### Given data
=-=-=
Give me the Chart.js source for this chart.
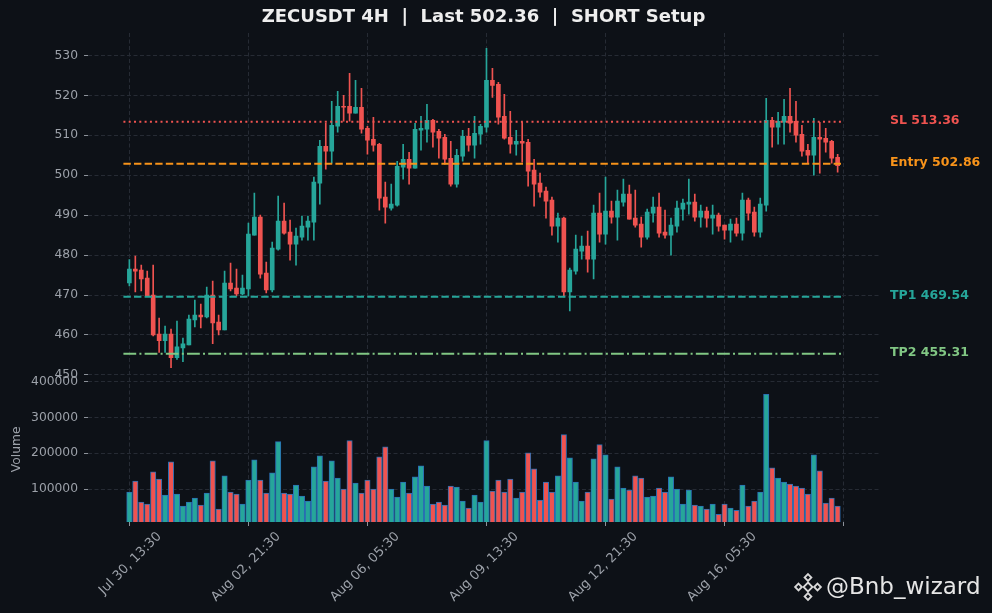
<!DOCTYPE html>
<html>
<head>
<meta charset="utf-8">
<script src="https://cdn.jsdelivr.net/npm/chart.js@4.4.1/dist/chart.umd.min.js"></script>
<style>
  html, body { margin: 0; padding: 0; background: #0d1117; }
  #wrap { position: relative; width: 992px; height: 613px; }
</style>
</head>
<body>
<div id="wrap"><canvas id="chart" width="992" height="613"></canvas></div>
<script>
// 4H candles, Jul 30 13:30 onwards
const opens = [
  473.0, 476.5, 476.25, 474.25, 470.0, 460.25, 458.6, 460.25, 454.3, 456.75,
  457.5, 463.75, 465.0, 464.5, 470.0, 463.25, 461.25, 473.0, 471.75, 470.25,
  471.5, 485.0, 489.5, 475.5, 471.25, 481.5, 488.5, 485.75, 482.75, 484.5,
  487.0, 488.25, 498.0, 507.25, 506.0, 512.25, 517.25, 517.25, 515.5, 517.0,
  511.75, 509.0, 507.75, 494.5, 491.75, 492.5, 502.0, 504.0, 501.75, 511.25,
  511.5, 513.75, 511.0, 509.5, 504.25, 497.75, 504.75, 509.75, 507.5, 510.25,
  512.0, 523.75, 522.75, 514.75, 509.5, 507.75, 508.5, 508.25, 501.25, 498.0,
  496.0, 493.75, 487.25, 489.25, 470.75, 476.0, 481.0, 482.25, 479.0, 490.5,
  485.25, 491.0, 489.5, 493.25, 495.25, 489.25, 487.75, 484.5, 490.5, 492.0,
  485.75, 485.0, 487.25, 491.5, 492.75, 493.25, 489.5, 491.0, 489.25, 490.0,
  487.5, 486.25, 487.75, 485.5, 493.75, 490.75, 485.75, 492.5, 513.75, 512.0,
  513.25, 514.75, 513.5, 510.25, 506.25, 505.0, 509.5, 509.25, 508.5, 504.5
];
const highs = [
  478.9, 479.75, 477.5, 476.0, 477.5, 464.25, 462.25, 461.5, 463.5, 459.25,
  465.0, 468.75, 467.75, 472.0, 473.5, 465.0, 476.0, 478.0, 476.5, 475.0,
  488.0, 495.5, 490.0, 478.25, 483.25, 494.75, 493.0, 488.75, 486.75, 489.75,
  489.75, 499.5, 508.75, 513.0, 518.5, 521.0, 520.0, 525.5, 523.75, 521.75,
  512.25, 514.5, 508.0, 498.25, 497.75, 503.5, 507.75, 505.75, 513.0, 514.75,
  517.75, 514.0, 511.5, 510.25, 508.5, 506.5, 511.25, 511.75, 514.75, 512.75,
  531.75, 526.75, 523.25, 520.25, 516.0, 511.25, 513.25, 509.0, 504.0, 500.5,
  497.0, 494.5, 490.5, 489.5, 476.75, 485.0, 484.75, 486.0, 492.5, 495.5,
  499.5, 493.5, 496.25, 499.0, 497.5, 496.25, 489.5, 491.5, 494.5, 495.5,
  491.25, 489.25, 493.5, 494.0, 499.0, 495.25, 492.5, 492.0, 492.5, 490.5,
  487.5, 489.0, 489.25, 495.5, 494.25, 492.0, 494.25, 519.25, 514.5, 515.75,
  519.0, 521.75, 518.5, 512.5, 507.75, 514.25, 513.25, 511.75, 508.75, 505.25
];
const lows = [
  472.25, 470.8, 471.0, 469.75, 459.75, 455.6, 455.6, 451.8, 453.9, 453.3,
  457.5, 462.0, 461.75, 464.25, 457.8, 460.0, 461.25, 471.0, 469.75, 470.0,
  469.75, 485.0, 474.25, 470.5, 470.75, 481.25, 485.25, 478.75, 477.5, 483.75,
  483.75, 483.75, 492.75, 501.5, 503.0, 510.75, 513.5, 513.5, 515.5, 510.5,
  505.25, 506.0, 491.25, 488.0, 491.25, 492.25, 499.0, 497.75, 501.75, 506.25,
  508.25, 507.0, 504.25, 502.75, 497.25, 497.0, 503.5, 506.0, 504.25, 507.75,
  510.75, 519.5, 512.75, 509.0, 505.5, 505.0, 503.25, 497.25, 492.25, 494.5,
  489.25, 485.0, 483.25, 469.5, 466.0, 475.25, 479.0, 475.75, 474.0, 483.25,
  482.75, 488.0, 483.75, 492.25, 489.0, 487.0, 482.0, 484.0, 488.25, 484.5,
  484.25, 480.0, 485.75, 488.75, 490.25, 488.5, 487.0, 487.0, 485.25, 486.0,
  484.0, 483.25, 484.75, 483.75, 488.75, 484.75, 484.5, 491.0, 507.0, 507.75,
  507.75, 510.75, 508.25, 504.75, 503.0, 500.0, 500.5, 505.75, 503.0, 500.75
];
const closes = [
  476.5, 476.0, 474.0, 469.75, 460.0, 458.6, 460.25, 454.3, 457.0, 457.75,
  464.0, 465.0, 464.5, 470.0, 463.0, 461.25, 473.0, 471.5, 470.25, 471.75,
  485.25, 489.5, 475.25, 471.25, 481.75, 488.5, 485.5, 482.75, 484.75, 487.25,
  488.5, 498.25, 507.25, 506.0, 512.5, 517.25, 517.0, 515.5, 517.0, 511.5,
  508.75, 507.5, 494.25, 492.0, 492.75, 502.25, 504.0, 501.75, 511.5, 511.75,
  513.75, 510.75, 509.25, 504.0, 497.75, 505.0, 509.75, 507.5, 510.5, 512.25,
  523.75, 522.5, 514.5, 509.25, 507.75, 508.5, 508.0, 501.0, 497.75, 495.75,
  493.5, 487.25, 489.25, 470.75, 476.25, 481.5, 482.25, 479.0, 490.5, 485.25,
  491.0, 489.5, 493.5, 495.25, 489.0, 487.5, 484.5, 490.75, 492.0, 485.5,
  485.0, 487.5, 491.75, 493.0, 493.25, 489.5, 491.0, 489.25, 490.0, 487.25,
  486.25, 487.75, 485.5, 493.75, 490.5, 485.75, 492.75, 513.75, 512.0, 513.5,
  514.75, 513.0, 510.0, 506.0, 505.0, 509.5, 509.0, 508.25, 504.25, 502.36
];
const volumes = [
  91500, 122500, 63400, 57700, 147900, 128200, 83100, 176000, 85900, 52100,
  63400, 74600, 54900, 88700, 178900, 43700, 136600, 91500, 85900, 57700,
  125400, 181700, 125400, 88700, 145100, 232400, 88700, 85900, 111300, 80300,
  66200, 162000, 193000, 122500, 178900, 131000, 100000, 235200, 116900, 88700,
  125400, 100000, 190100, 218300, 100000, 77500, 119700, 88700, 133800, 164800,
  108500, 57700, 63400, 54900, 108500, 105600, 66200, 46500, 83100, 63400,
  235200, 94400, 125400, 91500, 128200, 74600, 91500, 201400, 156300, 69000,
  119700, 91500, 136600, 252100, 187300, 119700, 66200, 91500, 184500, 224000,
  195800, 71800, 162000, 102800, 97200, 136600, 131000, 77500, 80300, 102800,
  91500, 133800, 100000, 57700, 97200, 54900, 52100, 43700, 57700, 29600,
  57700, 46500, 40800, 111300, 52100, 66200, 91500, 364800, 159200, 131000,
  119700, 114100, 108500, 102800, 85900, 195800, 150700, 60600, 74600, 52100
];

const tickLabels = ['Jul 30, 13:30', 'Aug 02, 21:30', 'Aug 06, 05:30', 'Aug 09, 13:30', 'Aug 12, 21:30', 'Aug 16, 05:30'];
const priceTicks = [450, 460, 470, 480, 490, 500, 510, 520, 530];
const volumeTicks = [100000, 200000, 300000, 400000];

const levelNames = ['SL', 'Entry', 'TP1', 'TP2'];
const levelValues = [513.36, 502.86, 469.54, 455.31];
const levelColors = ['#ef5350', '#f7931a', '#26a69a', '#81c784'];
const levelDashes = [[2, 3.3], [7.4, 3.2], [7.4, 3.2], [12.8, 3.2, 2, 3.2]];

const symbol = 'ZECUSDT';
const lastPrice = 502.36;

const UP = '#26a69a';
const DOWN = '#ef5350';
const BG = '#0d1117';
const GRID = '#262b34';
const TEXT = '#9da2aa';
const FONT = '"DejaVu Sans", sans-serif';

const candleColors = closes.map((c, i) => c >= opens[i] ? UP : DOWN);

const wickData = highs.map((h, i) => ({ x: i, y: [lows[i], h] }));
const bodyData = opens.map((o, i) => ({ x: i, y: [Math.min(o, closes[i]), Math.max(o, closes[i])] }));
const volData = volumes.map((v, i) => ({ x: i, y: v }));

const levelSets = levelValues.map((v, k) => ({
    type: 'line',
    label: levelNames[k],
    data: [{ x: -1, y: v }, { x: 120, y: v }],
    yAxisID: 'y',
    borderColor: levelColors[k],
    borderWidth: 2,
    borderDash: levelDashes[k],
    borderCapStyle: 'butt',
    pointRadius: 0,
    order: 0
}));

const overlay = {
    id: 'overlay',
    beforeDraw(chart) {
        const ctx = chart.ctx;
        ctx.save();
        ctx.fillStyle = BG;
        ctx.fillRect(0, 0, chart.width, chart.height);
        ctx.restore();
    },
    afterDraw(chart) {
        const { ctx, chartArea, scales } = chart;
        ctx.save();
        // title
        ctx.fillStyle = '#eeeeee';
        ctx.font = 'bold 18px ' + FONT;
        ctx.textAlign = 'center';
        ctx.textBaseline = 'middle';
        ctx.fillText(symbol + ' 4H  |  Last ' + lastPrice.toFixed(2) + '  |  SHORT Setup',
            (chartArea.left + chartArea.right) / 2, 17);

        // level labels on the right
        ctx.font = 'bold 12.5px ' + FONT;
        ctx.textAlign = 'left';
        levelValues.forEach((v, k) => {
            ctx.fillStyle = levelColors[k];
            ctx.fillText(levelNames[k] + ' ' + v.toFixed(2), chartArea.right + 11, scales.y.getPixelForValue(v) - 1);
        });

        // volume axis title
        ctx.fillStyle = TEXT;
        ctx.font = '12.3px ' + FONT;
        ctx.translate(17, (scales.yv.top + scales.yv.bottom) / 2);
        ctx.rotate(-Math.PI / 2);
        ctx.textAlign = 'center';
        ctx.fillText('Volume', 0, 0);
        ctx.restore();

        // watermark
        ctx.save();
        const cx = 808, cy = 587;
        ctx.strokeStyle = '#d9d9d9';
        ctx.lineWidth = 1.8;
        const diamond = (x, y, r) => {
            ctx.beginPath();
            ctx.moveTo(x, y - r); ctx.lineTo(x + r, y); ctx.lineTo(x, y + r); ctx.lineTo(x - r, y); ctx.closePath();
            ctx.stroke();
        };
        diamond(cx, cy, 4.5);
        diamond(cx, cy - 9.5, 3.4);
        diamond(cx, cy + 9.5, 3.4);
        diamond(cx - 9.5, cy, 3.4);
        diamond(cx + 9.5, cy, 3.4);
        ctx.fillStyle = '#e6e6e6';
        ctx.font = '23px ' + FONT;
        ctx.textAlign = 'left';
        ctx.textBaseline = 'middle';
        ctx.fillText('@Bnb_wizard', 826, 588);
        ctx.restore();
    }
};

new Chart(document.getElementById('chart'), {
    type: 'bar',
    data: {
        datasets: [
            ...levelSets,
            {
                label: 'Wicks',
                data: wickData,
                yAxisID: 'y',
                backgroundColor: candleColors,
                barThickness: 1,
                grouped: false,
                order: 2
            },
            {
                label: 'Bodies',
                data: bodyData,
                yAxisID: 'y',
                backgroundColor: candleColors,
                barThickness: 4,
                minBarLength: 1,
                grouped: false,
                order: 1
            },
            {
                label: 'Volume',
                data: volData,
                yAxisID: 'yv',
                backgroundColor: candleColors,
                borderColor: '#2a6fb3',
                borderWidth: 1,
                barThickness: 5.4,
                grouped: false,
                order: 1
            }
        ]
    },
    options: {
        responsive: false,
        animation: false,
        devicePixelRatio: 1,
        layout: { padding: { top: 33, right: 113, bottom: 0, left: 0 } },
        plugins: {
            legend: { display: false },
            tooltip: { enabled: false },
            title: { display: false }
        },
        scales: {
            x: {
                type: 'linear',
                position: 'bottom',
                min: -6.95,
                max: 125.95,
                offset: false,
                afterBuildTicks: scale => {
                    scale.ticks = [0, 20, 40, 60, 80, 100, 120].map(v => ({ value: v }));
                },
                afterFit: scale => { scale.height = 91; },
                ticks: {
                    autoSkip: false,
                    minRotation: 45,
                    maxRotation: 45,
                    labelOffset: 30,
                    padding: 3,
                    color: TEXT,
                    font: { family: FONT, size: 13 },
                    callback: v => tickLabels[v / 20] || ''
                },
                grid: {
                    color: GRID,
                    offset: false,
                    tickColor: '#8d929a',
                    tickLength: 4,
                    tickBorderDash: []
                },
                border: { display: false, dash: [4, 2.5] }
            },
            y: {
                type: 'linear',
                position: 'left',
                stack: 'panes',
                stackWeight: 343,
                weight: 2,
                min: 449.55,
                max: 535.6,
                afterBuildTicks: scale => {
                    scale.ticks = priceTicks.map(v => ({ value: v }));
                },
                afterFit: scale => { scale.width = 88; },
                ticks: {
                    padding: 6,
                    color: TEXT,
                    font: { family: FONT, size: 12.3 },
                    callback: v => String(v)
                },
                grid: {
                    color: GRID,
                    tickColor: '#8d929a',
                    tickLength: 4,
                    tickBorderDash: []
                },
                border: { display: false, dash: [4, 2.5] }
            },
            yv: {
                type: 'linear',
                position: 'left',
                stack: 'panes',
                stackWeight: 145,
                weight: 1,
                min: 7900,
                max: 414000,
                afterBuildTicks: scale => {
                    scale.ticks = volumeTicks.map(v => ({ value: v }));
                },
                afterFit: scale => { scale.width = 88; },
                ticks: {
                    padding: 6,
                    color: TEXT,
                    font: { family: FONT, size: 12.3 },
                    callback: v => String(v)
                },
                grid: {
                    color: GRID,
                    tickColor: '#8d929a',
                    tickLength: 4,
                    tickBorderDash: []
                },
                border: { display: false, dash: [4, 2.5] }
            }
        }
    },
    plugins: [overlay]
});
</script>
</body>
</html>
=-=-=
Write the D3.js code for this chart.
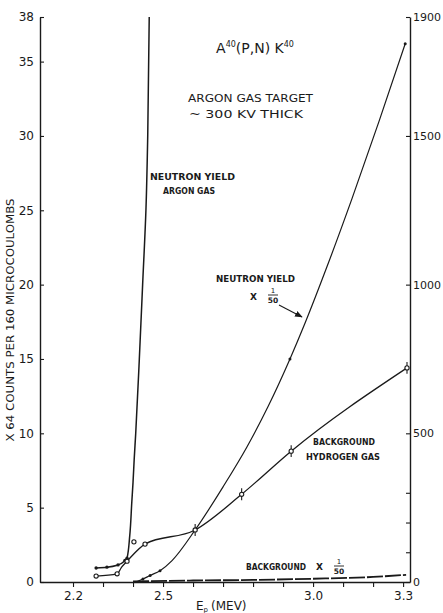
=-=-=
### Task requirements
Copy out every line with the word "this".

### Written answer
Give me the Chart.js source for this chart.
Write the D3.js code for this chart.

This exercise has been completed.